ADHD Risk from Smoking in Pregnancy, New Study

New Study : Children born to women who smoked during pregnancy appear to have an increased risk of developing attention-deficit/hyperactivity disorder (ADHD), according to new research.

The study, led by Jin Liang Zhu, PhD, of the Research Program for Children’s Mental Health at Aarhus University in Denmark, aimed to better understand the link between ADHD and smoking during pregnancy.

The authors analyzed data on 84,803 children born in Denmark between 1996 and 2002.

The mothers of the children had been recruited for the study during pregnancy and participated in four telephone interviews, which included asking questions and their and their partners’ smoking.

Then, when the children were 7 years old, the parents filled out a follow-up questionnaire about the child’s health, development and behavior based on established psychology assessments.

The behavior questionnaire included questions related to attention deficit and hyperactivity behaviors.

In addition, the researchers had access to information through various national registries on which children had been officially diagnosed with ADHD.

Overall, 2.4 percent of the children had been diagnosed with ADHD or received ADHD medication during follow-up.

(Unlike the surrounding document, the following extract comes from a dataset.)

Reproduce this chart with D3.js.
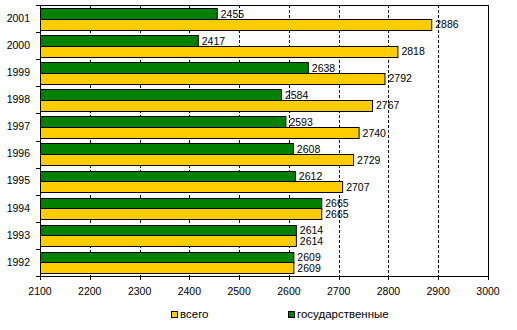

The researchers found that smoking among the mothers and the fathers appeared to increase the risk of an ADHD diagnosis or medication prescription for the children.

However, a mother’s smoking had a much greater association with ADHD than a father’s smoking.

For example, before adjustments had been made for demographic characteristics, children born to only a mother who smoked were 1.6 times more likely to have ADHD than children born to nonsmoking parents.

If the father also smoked, that risk increased to 1.8 times the risk of a child with nonsmoking parents.

After accounting for differences among the children in demographic characteristics, children were 1.3 times more likely to have ADHD if their mother smoked than if they had been born to nonsmoking parents.

The researchers also found a slightly higher risk of ADHD in mothers who used nicotine replacement therapy while pregnant, though this risk was smaller.

Further, children born to smoking fathers (but not mothers) also had a slightly increased risk of ADHD, which increased if the mother had previously smoked and quit.

“Our findings suggest that exposure to prenatal tobacco smoke, possibly nicotine, may have a prenatal programming effect on the risk of ADHD in children,” the authors wrote.

Alternatively, the authors said that other factors related to the family or household might also play a role in the ADHD risk.